__Extracted entries__:
* BEGIN *
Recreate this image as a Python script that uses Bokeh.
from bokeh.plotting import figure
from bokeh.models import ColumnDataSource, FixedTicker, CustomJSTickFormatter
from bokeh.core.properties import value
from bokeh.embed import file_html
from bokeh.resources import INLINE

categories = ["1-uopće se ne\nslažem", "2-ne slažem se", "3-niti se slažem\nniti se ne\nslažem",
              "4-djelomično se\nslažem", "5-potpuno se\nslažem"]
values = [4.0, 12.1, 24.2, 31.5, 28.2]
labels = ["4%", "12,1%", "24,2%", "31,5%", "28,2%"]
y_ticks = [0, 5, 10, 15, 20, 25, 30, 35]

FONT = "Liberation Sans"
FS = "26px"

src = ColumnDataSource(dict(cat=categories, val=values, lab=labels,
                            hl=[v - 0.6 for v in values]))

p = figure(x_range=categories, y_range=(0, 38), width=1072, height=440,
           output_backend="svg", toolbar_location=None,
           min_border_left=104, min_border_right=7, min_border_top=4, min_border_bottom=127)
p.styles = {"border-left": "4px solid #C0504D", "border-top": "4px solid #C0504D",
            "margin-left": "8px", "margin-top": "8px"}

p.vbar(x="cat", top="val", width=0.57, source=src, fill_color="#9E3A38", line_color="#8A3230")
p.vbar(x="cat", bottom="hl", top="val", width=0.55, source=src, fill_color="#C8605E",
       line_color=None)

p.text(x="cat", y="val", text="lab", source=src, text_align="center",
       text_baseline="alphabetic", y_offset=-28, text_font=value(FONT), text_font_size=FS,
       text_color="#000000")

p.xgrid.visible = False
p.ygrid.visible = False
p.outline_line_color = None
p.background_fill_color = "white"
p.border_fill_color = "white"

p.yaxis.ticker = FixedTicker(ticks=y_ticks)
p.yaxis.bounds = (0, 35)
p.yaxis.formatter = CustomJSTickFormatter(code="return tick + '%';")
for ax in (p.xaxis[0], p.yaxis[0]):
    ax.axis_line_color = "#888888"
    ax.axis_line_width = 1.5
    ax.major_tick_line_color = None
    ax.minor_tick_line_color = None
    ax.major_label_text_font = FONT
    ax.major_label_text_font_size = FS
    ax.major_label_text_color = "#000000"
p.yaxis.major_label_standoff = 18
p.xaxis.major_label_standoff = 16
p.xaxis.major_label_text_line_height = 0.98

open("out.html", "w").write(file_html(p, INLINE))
* END *
* BEGIN *
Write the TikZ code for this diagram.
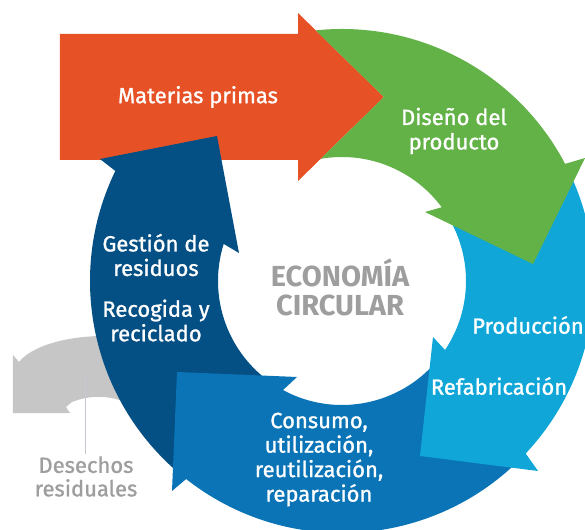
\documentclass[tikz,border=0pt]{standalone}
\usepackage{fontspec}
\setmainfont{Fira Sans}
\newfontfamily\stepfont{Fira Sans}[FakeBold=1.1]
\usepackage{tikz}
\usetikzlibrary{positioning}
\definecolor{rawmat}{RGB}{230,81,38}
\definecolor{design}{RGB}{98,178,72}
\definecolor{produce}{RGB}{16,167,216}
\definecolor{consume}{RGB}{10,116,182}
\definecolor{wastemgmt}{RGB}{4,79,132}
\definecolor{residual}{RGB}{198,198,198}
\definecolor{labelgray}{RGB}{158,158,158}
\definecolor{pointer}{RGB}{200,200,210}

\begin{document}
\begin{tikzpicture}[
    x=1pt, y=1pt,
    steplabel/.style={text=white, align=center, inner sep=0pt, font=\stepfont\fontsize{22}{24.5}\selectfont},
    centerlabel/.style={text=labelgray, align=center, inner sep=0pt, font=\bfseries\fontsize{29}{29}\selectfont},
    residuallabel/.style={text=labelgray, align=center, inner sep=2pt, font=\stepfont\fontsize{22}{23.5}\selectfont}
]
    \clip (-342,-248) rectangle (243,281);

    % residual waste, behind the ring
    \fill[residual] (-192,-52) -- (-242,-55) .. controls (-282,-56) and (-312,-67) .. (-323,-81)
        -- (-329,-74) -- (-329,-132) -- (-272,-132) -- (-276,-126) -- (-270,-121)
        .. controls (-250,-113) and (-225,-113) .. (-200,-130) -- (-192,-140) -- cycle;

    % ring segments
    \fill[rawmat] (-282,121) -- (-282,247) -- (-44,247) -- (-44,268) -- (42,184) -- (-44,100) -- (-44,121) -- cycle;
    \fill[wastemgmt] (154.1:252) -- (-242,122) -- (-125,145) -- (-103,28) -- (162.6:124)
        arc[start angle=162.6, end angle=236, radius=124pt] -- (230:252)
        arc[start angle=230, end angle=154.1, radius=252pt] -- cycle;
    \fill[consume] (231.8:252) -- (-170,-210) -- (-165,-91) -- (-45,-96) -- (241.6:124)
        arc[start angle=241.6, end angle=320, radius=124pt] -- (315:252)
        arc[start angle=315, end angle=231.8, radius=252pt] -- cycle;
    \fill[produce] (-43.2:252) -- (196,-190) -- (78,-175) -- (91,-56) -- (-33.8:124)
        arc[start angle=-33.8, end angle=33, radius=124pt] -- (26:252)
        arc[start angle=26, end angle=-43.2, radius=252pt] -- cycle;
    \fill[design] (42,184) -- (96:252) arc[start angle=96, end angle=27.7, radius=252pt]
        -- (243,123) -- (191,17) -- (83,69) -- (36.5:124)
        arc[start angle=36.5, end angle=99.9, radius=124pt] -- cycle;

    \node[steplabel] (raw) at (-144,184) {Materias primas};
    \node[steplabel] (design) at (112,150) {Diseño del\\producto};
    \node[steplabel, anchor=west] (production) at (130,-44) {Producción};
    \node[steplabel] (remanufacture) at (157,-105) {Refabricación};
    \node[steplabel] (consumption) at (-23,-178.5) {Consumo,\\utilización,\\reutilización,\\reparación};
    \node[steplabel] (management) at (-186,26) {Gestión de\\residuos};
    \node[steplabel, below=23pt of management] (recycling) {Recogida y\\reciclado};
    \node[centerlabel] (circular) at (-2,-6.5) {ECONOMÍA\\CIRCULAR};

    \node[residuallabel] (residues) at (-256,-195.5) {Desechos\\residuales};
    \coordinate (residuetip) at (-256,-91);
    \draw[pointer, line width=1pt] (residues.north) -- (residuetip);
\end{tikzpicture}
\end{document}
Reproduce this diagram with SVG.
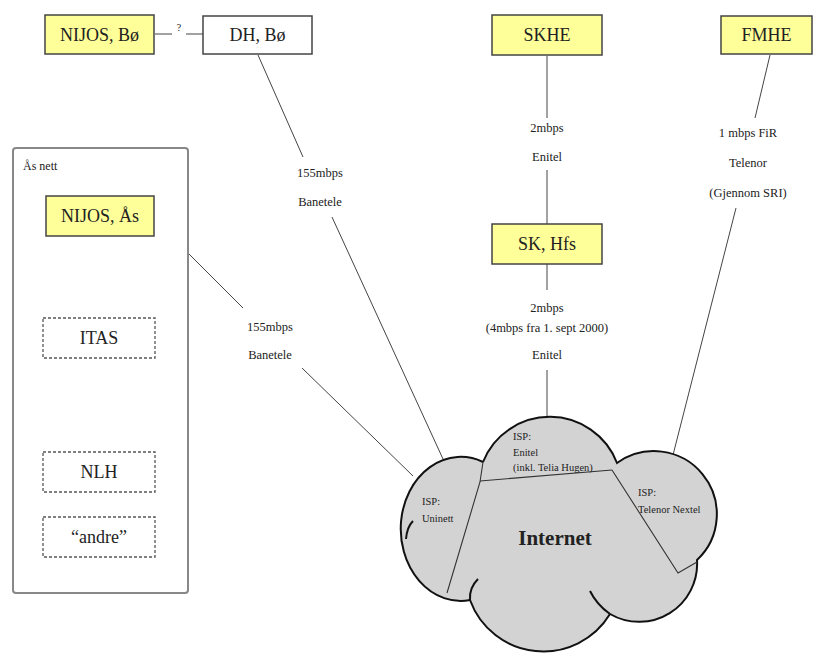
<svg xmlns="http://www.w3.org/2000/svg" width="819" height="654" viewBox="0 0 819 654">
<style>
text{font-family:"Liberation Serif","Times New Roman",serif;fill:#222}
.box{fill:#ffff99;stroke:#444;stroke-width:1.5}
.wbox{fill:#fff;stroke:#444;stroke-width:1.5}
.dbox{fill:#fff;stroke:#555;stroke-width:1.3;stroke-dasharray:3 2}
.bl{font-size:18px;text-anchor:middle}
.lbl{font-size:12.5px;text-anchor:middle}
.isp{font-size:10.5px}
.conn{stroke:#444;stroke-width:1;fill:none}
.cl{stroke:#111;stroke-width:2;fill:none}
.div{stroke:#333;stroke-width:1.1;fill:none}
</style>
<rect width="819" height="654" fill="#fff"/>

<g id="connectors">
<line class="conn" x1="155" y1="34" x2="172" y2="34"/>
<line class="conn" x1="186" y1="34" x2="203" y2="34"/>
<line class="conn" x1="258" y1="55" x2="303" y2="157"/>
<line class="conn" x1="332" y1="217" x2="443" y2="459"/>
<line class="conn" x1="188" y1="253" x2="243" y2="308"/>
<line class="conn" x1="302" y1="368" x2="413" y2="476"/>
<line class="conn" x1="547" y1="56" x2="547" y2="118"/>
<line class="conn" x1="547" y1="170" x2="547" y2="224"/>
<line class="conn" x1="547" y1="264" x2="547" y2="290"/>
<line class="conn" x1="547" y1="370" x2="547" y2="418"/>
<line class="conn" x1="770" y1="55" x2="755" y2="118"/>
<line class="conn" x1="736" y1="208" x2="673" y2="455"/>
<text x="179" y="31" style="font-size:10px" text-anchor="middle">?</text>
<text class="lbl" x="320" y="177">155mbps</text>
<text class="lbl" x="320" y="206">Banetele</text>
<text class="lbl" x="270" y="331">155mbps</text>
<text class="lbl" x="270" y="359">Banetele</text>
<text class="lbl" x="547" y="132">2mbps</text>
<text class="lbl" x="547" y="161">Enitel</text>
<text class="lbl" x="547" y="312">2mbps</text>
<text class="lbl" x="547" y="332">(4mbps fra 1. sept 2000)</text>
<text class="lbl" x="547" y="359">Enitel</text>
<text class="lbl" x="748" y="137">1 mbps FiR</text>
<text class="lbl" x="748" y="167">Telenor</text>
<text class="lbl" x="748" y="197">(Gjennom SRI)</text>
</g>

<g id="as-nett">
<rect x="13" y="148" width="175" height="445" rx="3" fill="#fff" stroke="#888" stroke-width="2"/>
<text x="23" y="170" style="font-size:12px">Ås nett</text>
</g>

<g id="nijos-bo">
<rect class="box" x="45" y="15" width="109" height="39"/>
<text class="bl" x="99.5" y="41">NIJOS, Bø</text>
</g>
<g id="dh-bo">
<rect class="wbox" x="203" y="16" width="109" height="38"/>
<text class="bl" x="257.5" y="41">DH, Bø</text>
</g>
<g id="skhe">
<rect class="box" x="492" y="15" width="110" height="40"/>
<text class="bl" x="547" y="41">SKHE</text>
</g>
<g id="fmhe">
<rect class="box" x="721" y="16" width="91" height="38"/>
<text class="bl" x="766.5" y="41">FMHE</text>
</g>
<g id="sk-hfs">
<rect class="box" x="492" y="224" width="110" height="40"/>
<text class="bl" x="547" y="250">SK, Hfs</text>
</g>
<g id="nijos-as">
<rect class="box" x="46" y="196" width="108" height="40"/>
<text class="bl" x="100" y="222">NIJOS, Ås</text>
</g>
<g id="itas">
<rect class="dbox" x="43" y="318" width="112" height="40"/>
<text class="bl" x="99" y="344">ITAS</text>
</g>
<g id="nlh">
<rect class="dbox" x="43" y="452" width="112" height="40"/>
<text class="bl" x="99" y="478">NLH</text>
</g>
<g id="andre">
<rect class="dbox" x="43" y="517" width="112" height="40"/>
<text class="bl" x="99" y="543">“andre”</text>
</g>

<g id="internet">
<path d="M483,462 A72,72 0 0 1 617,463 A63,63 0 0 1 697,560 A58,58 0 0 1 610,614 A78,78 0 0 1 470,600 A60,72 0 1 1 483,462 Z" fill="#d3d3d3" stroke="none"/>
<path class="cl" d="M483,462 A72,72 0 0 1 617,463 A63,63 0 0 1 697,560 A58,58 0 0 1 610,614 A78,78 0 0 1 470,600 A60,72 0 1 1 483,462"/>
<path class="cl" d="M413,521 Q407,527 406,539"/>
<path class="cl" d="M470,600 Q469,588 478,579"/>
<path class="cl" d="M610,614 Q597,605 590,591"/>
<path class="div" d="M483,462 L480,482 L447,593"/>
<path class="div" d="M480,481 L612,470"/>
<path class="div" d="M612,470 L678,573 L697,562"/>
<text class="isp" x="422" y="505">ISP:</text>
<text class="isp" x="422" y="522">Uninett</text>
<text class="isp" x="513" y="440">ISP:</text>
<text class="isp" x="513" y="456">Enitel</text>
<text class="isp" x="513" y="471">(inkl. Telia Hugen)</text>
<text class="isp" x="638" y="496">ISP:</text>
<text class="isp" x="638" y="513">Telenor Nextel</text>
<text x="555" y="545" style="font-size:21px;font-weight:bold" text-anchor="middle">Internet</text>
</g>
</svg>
* END *
Extract the lines from the line with "Recreate this image" through the line with "from bokeh.resources import INLINE". Keep both of those lines, copy everything exactly, and add nothing.

Recreate this image as a Python script that uses Bokeh.
from bokeh.plotting import figure
from bokeh.models import ColumnDataSource, FixedTicker, CustomJSTickFormatter
from bokeh.core.properties import value
from bokeh.embed import file_html
from bokeh.resources import INLINE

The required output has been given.